The Hebrew background is also worth naming. The verb yadah often translated to confess carries the same double meaning of public acknowledgment, and the same liturgical use across Israel’s worship. The Greek noun inherits that liturgical weight when it enters the New Testament. To homologeo is also to praise. To say the truth about Christ out loud is, in the same breath, to glorify him.
How It Lands in the Age of AI
In this age the gap between what a person believes and what gets published in their name has never been wider. Models can draft a confession of faith, a political position, a love letter, a resignation, a manifesto, in any voice on demand. The text comes out clean. It carries no scar. It risks nothing. And precisely because nothing is risked, nothing is confessed. Homologia is the category that disappears when the cost of producing speech drops to zero.
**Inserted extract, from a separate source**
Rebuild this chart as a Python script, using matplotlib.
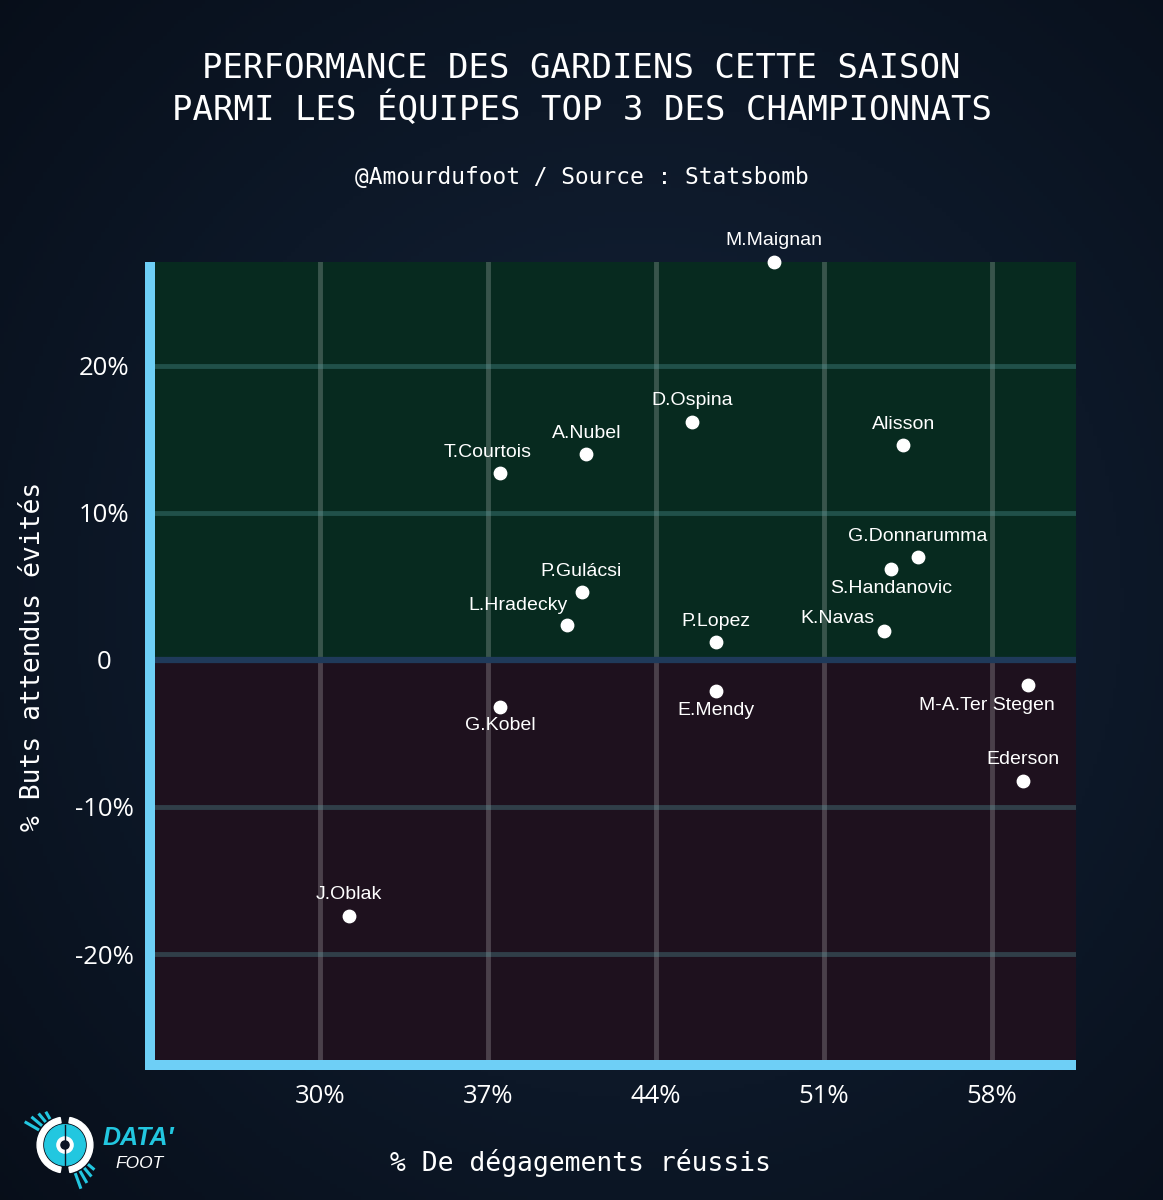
import numpy as np
import matplotlib
matplotlib.use("Agg")
import matplotlib.pyplot as plt
from matplotlib.patches import Circle, Wedge, Rectangle

# data
players = ["M.Maignan", "D.Ospina", "Alisson", "A.Nubel", "T.Courtois",
           "G.Donnarumma", "S.Handanovic", "P.Gulácsi", "L.Hradecky", "K.Navas",
           "P.Lopez", "M-A.Ter Stegen", "E.Mendy", "G.Kobel", "Ederson", "J.Oblak"]
clearances = [48.9, 45.5, 54.3, 41.1, 37.5,
              54.9, 53.8, 40.9, 40.3, 53.5,
              46.5, 59.5, 46.5, 37.5, 59.3, 31.2]
goals_prevented = [27.1, 16.2, 14.6, 14.0, 12.7,
                   7.0, 6.2, 4.6, 2.4, 2.0,
                   1.2, -1.7, -2.1, -3.2, -8.2, -17.4]
xticks = [30, 37, 44, 51, 58]
yticks = [-20, -10, 0, 10, 20]
ytick_labels = ["-20%", "-10%", "0", "10%", "20%"]

# label offsets in pixels (dx, dy) relative to each point
label_off = {
    "L.Hradecky": (-49, 19), "K.Navas": (-47, 12),
    "M-A.Ter Stegen": (-41, -21), "S.Handanovic": (0, -20),
    "E.Mendy": (0, -20), "G.Kobel": (0, -18), "T.Courtois": (-12, 21),
}

BG = "#0b1524"
MONO = "DejaVu Sans Mono"
W, H = 1163, 1200

fig = plt.figure(figsize=(W / 100, H / 100), dpi=100, facecolor=BG)

# subtle background vignette
bg = fig.add_axes([0, 0, 1, 1], zorder=-10)
yy, xx = np.mgrid[0:1:300j, 0:1:300j]
r = np.sqrt((xx - 0.55) ** 2 + (yy - 0.5) ** 2)
shade = np.clip(1 - r * 1.2, 0, 1)
img = np.zeros((300, 300, 3))
img[..., 0] = (6 + 14 * shade) / 255
img[..., 1] = (12 + 24 * shade) / 255
img[..., 2] = (22 + 36 * shade) / 255
bg.imshow(img, extent=[0, 1, 0, 1], aspect="auto")
bg.axis("off")

x0, x1 = 22.92, 61.5
y0, y1 = -27.55, 27.07
ax = fig.add_axes([150 / W, 1 - 1065 / H, (1076 - 150) / W, (1065 - 262) / H])
ax.set_xlim(x0, x1)
ax.set_ylim(y0, y1)
ax.patch.set_alpha(0)

# quadrant backgrounds
ax.add_patch(Rectangle((x0, 0), x1 - x0, y1, color="#072a1f", zorder=0))
ax.add_patch(Rectangle((x0, y0), x1 - x0, -y0, color="#1e111e", zorder=0))

for xv in xticks:
    ax.axvline(xv, color="white", alpha=0.2, lw=3.5, zorder=1)
for yv in yticks:
    if yv == 0:
        ax.axhline(0, color="#1f3a5a", lw=4.5, zorder=1)
    else:
        ax.axhline(yv, color="#5aa8ac", alpha=0.3, lw=3.5, zorder=1)

ax.scatter(clearances, goals_prevented, s=80, color="white", zorder=5, clip_on=False)

for name, xv, yv in zip(players, clearances, goals_prevented):
    dx, dy = label_off.get(name, (0, 21))
    ax.annotate(name, (xv, yv), xytext=(dx * 0.72, dy * 0.72), textcoords="offset points",
                ha="center", va="center", color="white", fontsize=14,
                family="Liberation Sans", zorder=6, annotation_clip=False)

for side in ["top", "right"]:
    ax.spines[side].set_visible(False)
for side in ["left", "bottom"]:
    ax.spines[side].set_color("#6ecff6")
    ax.spines[side].set_linewidth(7.2)
    ax.spines[side].set_zorder(7)
ax.spines["left"].set_capstyle("butt")
# projecting cap fills the corner; trim right end so it stops at the plot edge
ax.spines["bottom"].set_capstyle("projecting")
ax.spines["bottom"].set_bounds(x0, x1 - 5 / 24)

ax.set_xticks(xticks)
ax.set_xticklabels([f"{v}%" for v in xticks])
ax.set_yticks(yticks)
ax.set_yticklabels(ytick_labels)
ax.tick_params(length=0, colors="white", labelsize=18.5)
for lab in ax.get_xticklabels() + ax.get_yticklabels():
    lab.set_family("Open Sans")
for lab in ax.get_yticklabels():
    lab.set_horizontalalignment("center")
ax.tick_params(axis="y", pad=33)
ax.tick_params(axis="x", pad=14)

# titles and axis labels
fig.text(0.5, 1 - 68 / H, "PERFORMANCE DES GARDIENS CETTE SAISON", ha="center", va="center",
         color="white", fontsize=24.5, family=MONO)
fig.text(0.5, 1 - 109 / H, "PARMI LES ÉQUIPES TOP 3 DES CHAMPIONNATS", ha="center", va="center",
         color="white", fontsize=24.5, family=MONO)
fig.text(0.5, 1 - 177 / H, "@Amourdufoot / Source : Statsbomb", ha="center", va="center",
         color="white", fontsize=16.5, family=MONO)
fig.text(580 / W, 1 - 1163 / H, "% De dégagements réussis", ha="center", va="center",
         color="white", fontsize=19, family=MONO)
fig.text(33 / W, 1 - 656 / H, "% Buts attendus évités", ha="center", va="center",
         rotation=90, color="white", fontsize=19, family=MONO)

# logo
lg = fig.add_axes([20 / W, 1 - 1190 / H, 90 / W, 90 / H])
lg.set_xlim(-1, 1)
lg.set_ylim(-1, 1)
lg.set_aspect("equal")
lg.axis("off")
lg.add_patch(Wedge((0, 0), 0.62, 100, 260, width=0.12, color="white"))
lg.add_patch(Wedge((0, 0), 0.62, -80, 80, width=0.12, color="white"))
lg.add_patch(Circle((0, 0), 0.45, color="#22c7e0"))
lg.add_patch(Circle((0, 0), 0.18, color="white"))
lg.add_patch(Circle((0, 0), 0.09, color="#0b1524"))
lg.plot([0, 0], [-0.45, 0.45], color="#0b1524", lw=1)
for k in range(4):
    a = np.deg2rad(120 + k * 10)
    lg.plot([0.7 * np.cos(a), (0.82 + 0.06 * k) * np.cos(a)],
            [0.7 * np.sin(a), (0.82 + 0.06 * k) * np.sin(a)], color="#22c7e0", lw=2.2)
    a = np.deg2rad(-40 - k * 10)
    lg.plot([0.7 * np.cos(a), (0.82 + 0.06 * k) * np.cos(a)],
            [0.7 * np.sin(a), (0.82 + 0.06 * k) * np.sin(a)], color="#22c7e0", lw=2.2)
fig.text(103 / W, 1 - 1138 / H, "DATA\u2032", color="#22c7e0", fontsize=18, fontweight="bold",
         style="italic", family="Liberation Sans", va="center")
fig.text(115 / W, 1 - 1164 / H, "FOOT", color="white", fontsize=12.5,
         style="italic", family="Liberation Sans", va="center")

fig.savefig("out.png", dpi=100, facecolor=BG)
The reverse problem is also real. Anything you have ever said in a room you thought was private is now liable to surface, in your voice or someone else’s imitation of it, indexed and searchable and stripped of the context in which it was said. Modernity assembled the panopticon by accident. The Christian discipline of homologia is older than the panopticon and survives it. It says: the goal was never to keep two voices, one for the dark and one for the light. The goal was always to bring the two into one voice, in the only audience whose judgment matters. The world’s surveillance, which the algorithm now performs by industrial means, is a parody of the Father’s knowledge. The believer is told not to fear it, because the audience that is keeping the count of every hair is not the audience that runs the platform.
How TWO Uses It
In TWO’s canon, homologia is the lens for one of the hardest operator decisions of this decade: which words must come out of your own mouth, on your own breath, at your own cost. There is a category of speech that no generator may produce in your name. The apology to the person you wronged. The teaching you give your children. The witness you bear to what Christ has done in your life. The unpopular line in the team meeting that everyone in the room is silently agreeing with. The public correction of a public error you made.
The discipline homologia asks of you is concrete. Once a week, find the sentence that is true in your private mind and not yet audible in your public voice. Say it in your own words, in a room where saying it costs you something. Use the tools for everything else; let them draft, route, summarize, and ship. Keep the logos you are confessing on your own lips. Keep the martyria you owe Christ in your own breath. The work that can be cloned is not your homologia, and the homologia you cannot delegate is not work, it is the relationship the work serves.